Song Nung, 48, plants rice in Baan Khlong Khoo.

Song Nung, 48, plants rice in Baan Khlong Khoo.

DURING 18 years living among rice paddies, Malinee Khammon has never planted a single seedling. The farmer’s daughter who is in her last year of high school, has become adept at deflecting increasingly desperate pleas from her parents for help on the farm.

“It’s hot and exhausting – I don’t like it,” Malinee said recently as she downloaded photos from her camera on to a computer at the local community centre. “I’d rather stay indoors.”

Backbreaking and muddy, rice farming in Thailand has long been the domain of the young and able-bodied who had the strength to stoop for hours in the searing sun, transplanting rows of rice plants, one seedling at a time. But in Thailand now, rice farming is the preserve of the old as young people stay in school longer and as the vast metropolis of Bangkok lures the country’s best and brightest to careers in air-conditioned workplaces.

“All they can do with their hands is use a cellphone,” said Sudarat Khammon, who at 33 is the youngest farmer in Baan Khlong Khoo, a small village of stilt houses outside the central Thai city of Phitsanulok.

Only 12 per cent of Thai farmers today are younger than 25, down from 35 per cent in 1985, according to government statistics, and their average age increased to 42 in 2010, from 31 in 1985.

The move away from the rice paddies is not altogether surprising.
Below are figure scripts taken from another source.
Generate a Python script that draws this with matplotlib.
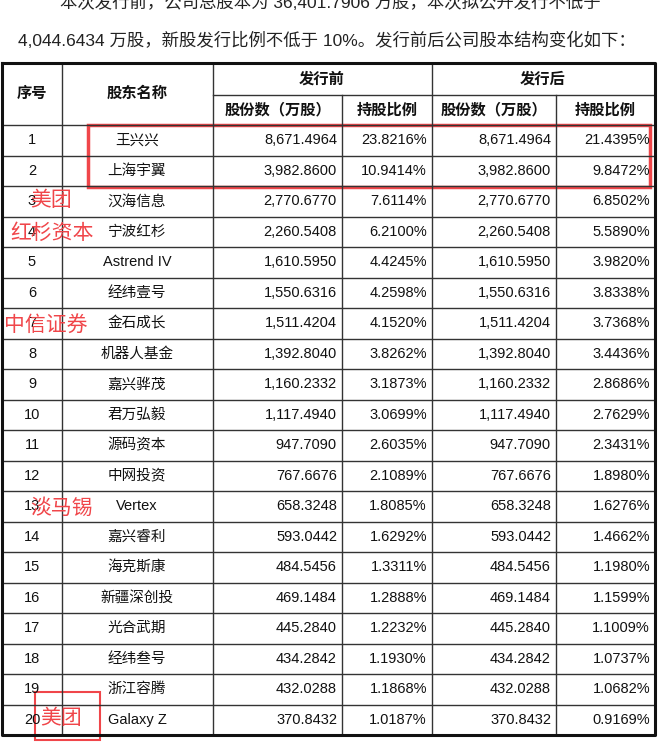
import matplotlib
matplotlib.use("Agg")
import matplotlib.pyplot as plt

FONT = ["Liberation Sans", "Noto Sans CJK SC"]

seq = [str(i) for i in range(1, 21)]
names = ["王兴兴", "上海宇翼", "汉海信息", "宁波红杉", "Astrend IV", "经纬壹号", "金石成长",
         "机器人基金", "嘉兴骅茂", "君万弘毅", "源码资本", "中网投资", "Vertex", "嘉兴睿利",
         "海克斯康", "新疆深创投", "光合武期", "经纬叁号", "浙江容腾", "Galaxy Z"]
shares_before = ["8,671.4964", "3,982.8600", "2,770.6770", "2,260.5408", "1,610.5950",
                 "1,550.6316", "1,511.4204", "1,392.8040", "1,160.2332", "1,117.4940",
                 "947.7090", "767.6676", "658.3248", "593.0442", "484.5456", "469.1484",
                 "445.2840", "434.2842", "432.0288", "370.8432"]
pct_before = ["23.8216%", "10.9414%", "7.6114%", "6.2100%", "4.4245%", "4.2598%", "4.1520%",
              "3.8262%", "3.1873%", "3.0699%", "2.6035%", "2.1089%", "1.8085%", "1.6292%",
              "1.3311%", "1.2888%", "1.2232%", "1.1930%", "1.1868%", "1.0187%"]
shares_after = shares_before
pct_after = ["21.4395%", "9.8472%", "6.8502%", "5.5890%", "3.9820%", "3.8338%", "3.7368%",
             "3.4436%", "2.8686%", "2.7629%", "2.3431%", "1.8980%", "1.6276%", "1.4662%",
             "1.1980%", "1.1599%", "1.1009%", "1.0737%", "1.0682%", "0.9169%"]
annotations = [("美团", 30, 200), ("红杉资本", 10, 233), ("中信证券", 4, 325),
               ("淡马锡", 30, 508), ("美团", 40, 718)]

fig = plt.figure(figsize=(6.6, 7.44), dpi=100)
ax = fig.add_axes([0, 0, 1, 1])
ax.set_xlim(0, 660)
ax.set_ylim(744, 0)
ax.axis("off")

# intro text
ax.text(330, 2, "本次发行前，公司总股本为 36,401.7906 万股，本次拟公开发行不低于",
        ha="center", va="center", fontsize=12.5, family=FONT, color="#222")
ax.text(18, 40, "4,044.6434 万股，新股发行比例不低于 10%。发行前后公司股本结构变化如下：",
        ha="left", va="center", fontsize=12.5, family=FONT, color="#222")

cols = [2, 62, 213, 342, 432, 556, 655]
top, h1, h2 = 63, 95, 125
rh = 30.5
bottom = h2 + rh * len(seq)
lc = "#333"

# grid
for x in cols[1:-1]:
    y0 = top if x in (62, 213, 432) else h1
    ax.plot([x, x], [y0, bottom], color=lc, lw=1.0)
ax.plot([213, 655], [h1, h1], color=lc, lw=1.0)
for i in range(len(seq)):
    y = h2 + rh * i
    ax.plot([2, 655], [y, y], color=lc, lw=1.0)
ax.plot([2, 655, 655, 2, 2], [top, top, bottom, bottom, top], color="#111", lw=2.2)

# header
hk = dict(ha="center", va="center", fontsize=11, family=FONT, fontweight="bold", color="#111")
ax.text(32, (top + h2) / 2, "序号", **hk)
ax.text(137, (top + h2) / 2, "股东名称", **hk)
ax.text(322, (top + h1) / 2, "发行前", **hk)
ax.text(543, (top + h1) / 2, "发行后", **hk)
for a, b, t in [(213, 342, "股份数（万股）"), (342, 432, "持股比例"),
                (432, 556, "股份数（万股）"), (556, 655, "持股比例")]:
    ax.text((a + b) / 2, (h1 + h2) / 2, t, **hk)

# body
bk = dict(va="center", fontsize=10.5, family=FONT, color="#111")
for i in range(len(seq)):
    yc = h2 + rh * (i + 0.5)
    ax.text(32, yc, seq[i], ha="center", **bk)
    ax.text(137, yc, names[i], ha="center", **bk)
    ax.text(337, yc, shares_before[i], ha="right", **bk)
    ax.text(427, yc, pct_before[i], ha="right", **bk)
    ax.text(551, yc, shares_after[i], ha="right", **bk)
    ax.text(650, yc, pct_after[i], ha="right", **bk)

# red annotations
red = "#f0464a"
ax.add_patch(plt.Rectangle((88, 125), 562, 62, fill=False, ec=red, lw=2.5))
for t, x, y in annotations:
    ax.text(x, y, t, ha="left", va="center", fontsize=15, family=FONT, color=red)
ax.add_patch(plt.Rectangle((35, 692), 65, 48, fill=False, ec=red, lw=1.5))

fig.savefig("out.png", dpi=100)
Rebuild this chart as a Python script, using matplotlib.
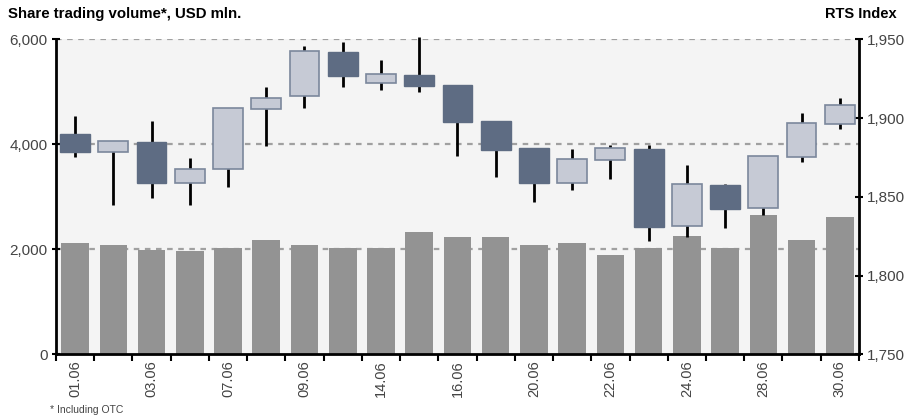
import matplotlib.pyplot as plt
import numpy as np

plt.rcParams['font.family'] = ['Liberation Sans', 'DejaVu Sans']

dates = ["01.06", "02.06", "03.06", "06.06", "07.06", "08.06", "09.06", "10.06",
         "14.06", "15.06", "16.06", "17.06", "20.06", "21.06", "22.06", "23.06",
         "24.06", "27.06", "28.06", "29.06", "30.06"]
volume = [2130, 2090, 1995, 1975, 2035, 2185, 2090, 2035, 2035, 2340, 2230,
          2230, 2090, 2130, 1885, 2035, 2250, 2035, 2665, 2185, 2625]
rts_open = [1889.9, 1878.7, 1884.8, 1859.0, 1867.5, 1906.0, 1914.2, 1941.9,
            1922.1, 1927.3, 1921.0, 1898.2, 1881.0, 1859.0, 1873.4, 1880.4,
            1831.7, 1857.6, 1842.8, 1875.5, 1896.3]
rts_close = [1878.7, 1885.3, 1859.0, 1867.5, 1906.4, 1912.6, 1942.4, 1926.9,
             1927.8, 1920.6, 1897.7, 1880.0, 1859.0, 1873.9, 1880.8, 1831.1,
             1858.0, 1842.5, 1875.8, 1896.9, 1908.1]
rts_high = [1901.3, 1885.3, 1898.2, 1874.9, 1906.4, 1919.5, 1945.7, 1948.1,
            1937.1, 1951.5, 1921.0, 1898.2, 1881.0, 1880.2, 1882.7, 1882.7,
            1870.4, 1858.5, 1875.8, 1903.2, 1912.6]
rts_low = [1875.5, 1844.9, 1849.5, 1844.7, 1856.5, 1882.5, 1906.2, 1919.5,
           1917.8, 1916.4, 1876.0, 1862.6, 1846.6, 1854.2, 1861.2, 1822.2,
           1824.8, 1830.1, 1838.5, 1872.3, 1892.9]

DARK = "#5e6c83"
LIGHT = "#c6cad5"
LIGHT_EDGE = "#7b879c"
BAR = "#939393"
TXT = "#444444"

fig = plt.figure(figsize=(9.07, 4.19), dpi=100)
ax = fig.add_axes([0.0617, 0.154, 0.8853, 0.752])
ax.set_facecolor("#f4f4f4")

x = np.arange(len(dates))

# volume bars
ax.bar(x, volume, width=0.72, color=BAR, zorder=2)
ax.set_ylim(0, 6000)
ax.set_xlim(-0.5, len(dates) - 0.5)
ax.set_yticks([0, 2000, 4000, 6000])
ax.set_yticklabels(["0", "2,000", "4,000", "6,000"])
for v in [2000, 4000, 6000]:
    ax.axhline(v, color="#a0a0a0", lw=1.6, ls=(0, (2.5, 2.5)), zorder=1)

# x ticks: marks between days, labels every other day
ax.set_xticks(np.arange(-0.5, len(dates), 1.0))
ax.set_xticklabels([])
ax.tick_params(axis="x", which="major", length=5, width=1.5, color="black",
               direction="out")
ax.set_xticks(x[::2], minor=True)
ax.set_xticklabels(dates[::2], minor=True, rotation=90, fontsize=10.5, color=TXT)
ax.tick_params(axis="x", which="minor", length=0, pad=4)
ax.tick_params(axis="y", length=6, width=1.5, direction="inout",
               labelsize=11, labelcolor=TXT, pad=3)

for s in ["top", "right"]:
    ax.spines[s].set_visible(False)
ax.spines["left"].set_linewidth(2)
ax.spines["bottom"].set_linewidth(2)

# RTS candles
ax2 = ax.twinx()
ax2.patch.set_visible(False)
ax2.set_ylim(1750, 1950)
ax2.set_yticks([1750, 1800, 1850, 1900, 1950])
ax2.set_yticklabels(["1,750", "1,800", "1,850", "1,900", "1,950"])
ax2.tick_params(axis="y", length=6, width=1.5, direction="inout",
                labelsize=11, labelcolor=TXT, pad=3)
for s in ["top", "left", "bottom"]:
    ax2.spines[s].set_visible(False)
ax2.spines["right"].set_linewidth(2)

ax2.vlines(x, rts_low, rts_high, color="black", lw=2, zorder=3, clip_on=False)
for i in x:
    o, c = rts_open[i], rts_close[i]
    if c >= o:
        ax2.bar(i, c - o, bottom=o, width=0.78, color=LIGHT,
                edgecolor=LIGHT_EDGE, linewidth=1.2, zorder=4)
    else:
        ax2.bar(i, o - c, bottom=c, width=0.78, color=DARK,
                edgecolor=DARK, linewidth=1.0, zorder=4)

fig.text(0.009, 0.966, "Share trading volume*, USD mln.", fontsize=10.8,
         fontweight="bold", color="black", va="center")
fig.text(0.989, 0.966, "RTS Index", fontsize=10.5, fontweight="bold",
         color="black", va="center", ha="right")
fig.text(0.055, 0.022, "* Including OTC", fontsize=7.5, color=TXT,
         va="center")

fig.savefig("out.png", dpi=100)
Thailand and other rice-growing countries in Asia are following patterns of industrialisation seen elsewhere. But the transition is especially challenging for Thailand, where the growing of rice – notably the prized jasmine variety – is entwined with the country’s identity, and its livelihood. Thailand has been the world’s leading rice exporter since 1983 and rice exports amounted to more than £3.9 billion last year.

Rice is highly politicised in Thailand, and this year, partly to appease disgruntled farmers, the government put in place a price guarantee system that has hurt competitiveness, leading to stockpiles of unsold rice.
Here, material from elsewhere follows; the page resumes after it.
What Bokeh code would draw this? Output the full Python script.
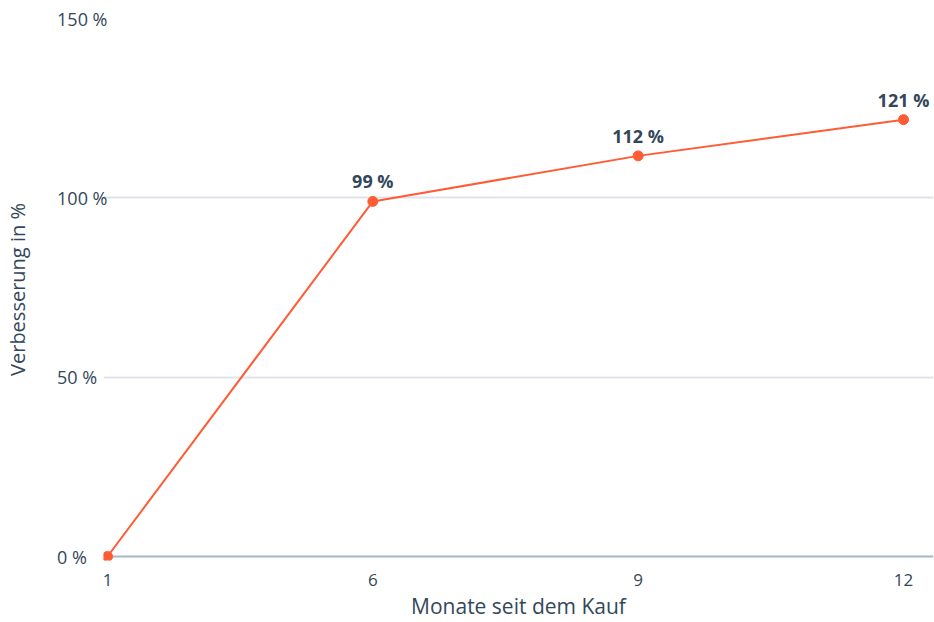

In the long term, as the older generation of farmers dies off, experts worry that Thailand may have trouble finding people to work its 32 million acres of rice paddies.

Beyond the basic question of who will take up the plough, some Thais see a more immediate but less tangible threat to the society as a whole. The fertile soils of central Thailand, fed by rivers draining from the Himalayas, are the heartland of Thai culture and one of the reasons that Siam, as the country was formerly known, thrived.
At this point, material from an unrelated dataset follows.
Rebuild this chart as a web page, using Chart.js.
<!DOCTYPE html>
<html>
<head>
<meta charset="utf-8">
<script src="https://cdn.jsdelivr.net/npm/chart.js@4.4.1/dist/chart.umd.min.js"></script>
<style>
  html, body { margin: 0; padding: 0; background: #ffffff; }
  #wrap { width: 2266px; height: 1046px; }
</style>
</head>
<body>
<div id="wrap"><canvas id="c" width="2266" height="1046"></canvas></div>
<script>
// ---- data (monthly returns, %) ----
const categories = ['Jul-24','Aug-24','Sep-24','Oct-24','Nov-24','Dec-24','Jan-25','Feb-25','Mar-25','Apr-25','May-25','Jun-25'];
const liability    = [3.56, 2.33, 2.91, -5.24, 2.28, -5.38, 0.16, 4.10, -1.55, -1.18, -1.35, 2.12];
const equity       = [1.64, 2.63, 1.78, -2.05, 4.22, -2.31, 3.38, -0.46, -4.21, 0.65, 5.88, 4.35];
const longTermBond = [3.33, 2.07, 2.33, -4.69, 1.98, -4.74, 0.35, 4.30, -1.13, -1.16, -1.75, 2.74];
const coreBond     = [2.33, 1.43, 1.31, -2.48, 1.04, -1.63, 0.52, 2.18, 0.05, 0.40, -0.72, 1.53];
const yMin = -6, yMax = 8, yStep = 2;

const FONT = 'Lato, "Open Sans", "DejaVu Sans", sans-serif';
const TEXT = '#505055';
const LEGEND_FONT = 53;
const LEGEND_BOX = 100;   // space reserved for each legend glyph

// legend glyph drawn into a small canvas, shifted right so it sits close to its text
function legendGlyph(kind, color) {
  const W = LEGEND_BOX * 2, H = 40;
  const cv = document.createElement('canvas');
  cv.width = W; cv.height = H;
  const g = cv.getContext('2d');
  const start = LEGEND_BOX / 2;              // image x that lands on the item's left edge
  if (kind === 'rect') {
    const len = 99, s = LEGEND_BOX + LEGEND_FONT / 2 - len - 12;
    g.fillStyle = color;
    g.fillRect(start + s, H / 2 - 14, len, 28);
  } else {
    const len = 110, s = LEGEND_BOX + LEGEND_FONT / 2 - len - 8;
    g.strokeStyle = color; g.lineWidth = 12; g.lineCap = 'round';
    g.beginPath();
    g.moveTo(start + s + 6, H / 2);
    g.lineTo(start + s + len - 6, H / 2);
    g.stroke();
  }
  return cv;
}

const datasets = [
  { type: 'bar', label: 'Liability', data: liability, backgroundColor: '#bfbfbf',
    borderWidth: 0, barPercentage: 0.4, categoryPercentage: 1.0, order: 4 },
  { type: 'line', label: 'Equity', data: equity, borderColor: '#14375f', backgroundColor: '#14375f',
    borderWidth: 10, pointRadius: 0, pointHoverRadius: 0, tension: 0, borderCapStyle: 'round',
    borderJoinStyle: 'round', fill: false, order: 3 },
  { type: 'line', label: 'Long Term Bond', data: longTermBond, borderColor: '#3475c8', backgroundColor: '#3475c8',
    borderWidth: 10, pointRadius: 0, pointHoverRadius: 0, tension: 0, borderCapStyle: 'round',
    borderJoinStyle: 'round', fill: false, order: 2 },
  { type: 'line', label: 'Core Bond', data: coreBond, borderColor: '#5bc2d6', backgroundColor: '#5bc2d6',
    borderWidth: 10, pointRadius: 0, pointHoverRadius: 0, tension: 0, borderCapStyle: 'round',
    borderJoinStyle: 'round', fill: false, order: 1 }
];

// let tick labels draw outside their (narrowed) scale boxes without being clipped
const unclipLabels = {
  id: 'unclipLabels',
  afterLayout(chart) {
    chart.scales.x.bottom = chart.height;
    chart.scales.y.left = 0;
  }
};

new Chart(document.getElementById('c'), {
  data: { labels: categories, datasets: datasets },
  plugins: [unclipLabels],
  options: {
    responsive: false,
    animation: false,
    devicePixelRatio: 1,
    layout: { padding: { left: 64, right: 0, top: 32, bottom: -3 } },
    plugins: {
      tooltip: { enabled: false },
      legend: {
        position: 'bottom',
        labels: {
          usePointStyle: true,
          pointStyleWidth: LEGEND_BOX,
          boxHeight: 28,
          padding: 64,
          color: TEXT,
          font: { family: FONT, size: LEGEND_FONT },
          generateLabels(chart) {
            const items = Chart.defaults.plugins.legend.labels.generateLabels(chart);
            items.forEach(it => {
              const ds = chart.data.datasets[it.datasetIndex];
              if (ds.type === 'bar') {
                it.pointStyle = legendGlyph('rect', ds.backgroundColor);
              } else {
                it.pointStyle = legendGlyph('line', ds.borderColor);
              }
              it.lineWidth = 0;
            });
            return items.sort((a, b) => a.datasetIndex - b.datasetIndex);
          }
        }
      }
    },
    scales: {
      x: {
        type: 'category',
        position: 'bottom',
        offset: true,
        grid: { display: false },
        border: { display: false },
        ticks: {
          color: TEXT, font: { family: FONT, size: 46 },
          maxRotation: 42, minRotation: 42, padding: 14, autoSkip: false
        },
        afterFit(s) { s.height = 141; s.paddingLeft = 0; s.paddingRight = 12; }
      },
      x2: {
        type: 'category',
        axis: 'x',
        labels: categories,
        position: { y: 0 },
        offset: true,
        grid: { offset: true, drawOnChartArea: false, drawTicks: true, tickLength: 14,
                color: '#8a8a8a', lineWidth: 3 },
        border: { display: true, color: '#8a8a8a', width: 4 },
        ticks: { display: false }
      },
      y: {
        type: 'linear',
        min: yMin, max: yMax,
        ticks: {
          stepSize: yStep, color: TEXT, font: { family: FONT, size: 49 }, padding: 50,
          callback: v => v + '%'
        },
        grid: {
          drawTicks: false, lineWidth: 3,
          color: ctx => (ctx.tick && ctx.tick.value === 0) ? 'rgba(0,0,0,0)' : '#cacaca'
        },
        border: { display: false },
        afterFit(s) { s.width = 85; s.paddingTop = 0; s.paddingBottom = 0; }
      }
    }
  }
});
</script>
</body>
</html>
As young people flee the farms, the values and knowledge of rice farming and the countryside are fading, including the tradition of long kek, helping neighbours plant, harvest or build a house, said Iam Thongdee, who grew up in a farming family and became a professor of humanities at Mahidol University in Bangkok.

“This has alarmed me for a long time,” said Iam, clutching an ancient manuscript handed down through generations in his family and used to instruct farmers in the rituals of village life.

“We are losing what we call Thai-ness, the values of being kind, helping each other, having mercy and gratefulness.”

In Baan Khlong Khoo, there are two visible signs of the abandonment of rice farming. When farmers meet to discuss prices or other rice-related issues, the room is filled with men and women in their 50s, said Nongnut Apiwatnawa, a 51-year-old farmer. The other visible sign is a gaping hole in the ground near Nongnut’s home. Several of his neighbours decided to sell their topsoil to construction companies, which have hauled off the dirt to build houses.

The precise reasons the young are turning from farming include some universal explanations: the belief that life in cities is easier, or at least more exciting. But some of the reasons are more specific to Thailand.

While the image of farmers in some parts of the world is bound together with thoughts of self-reliance, strength and nostalgia for the countryside, the Thai farmer is seen as “poor, stupid and unhealthy,” said Iam, who specialises in studying the culture of rice growing. “Farmers say that if I’m reincarnated ten times, I don’t want another life as a farmer.”

Television shows regularly portray farmers as the embodiment of uncouthness. Farmers’ skin, darkened by the sun, has become a physical marker of lower social status in a country so obsessed with light skin that television and women’s magazines are packed with advertisements promoting skin-whitening creams.

There are also economic drivers for the move away from the farm. Farmers are increasingly indebted, last year owing on average 104,000 baht, or about £2,100, the equivalent of about five years of their average income, according to government statistics. The reasons for the increase in debt are rising fertiliser prices and the legacy of crop losses from flooding, drought and other natural disasters.

The transition in Thailand from a rural and feudal society to one that is now one of the foremost producers of computer hard drives and a hub for Japanese and American car companies has been abrupt.

That is causing a stark generational divide between parents who had no choice but farming and children who are exposed to a range of possibilities at school and university.

Boonmee Khammon, 41, spoke bitterly about his two daughters. He complained that they came home from school, played computer games and talked on the phone. Boonmee said. “They’re not interested in working on the farm. I’ve tried to force them but it’s difficult.”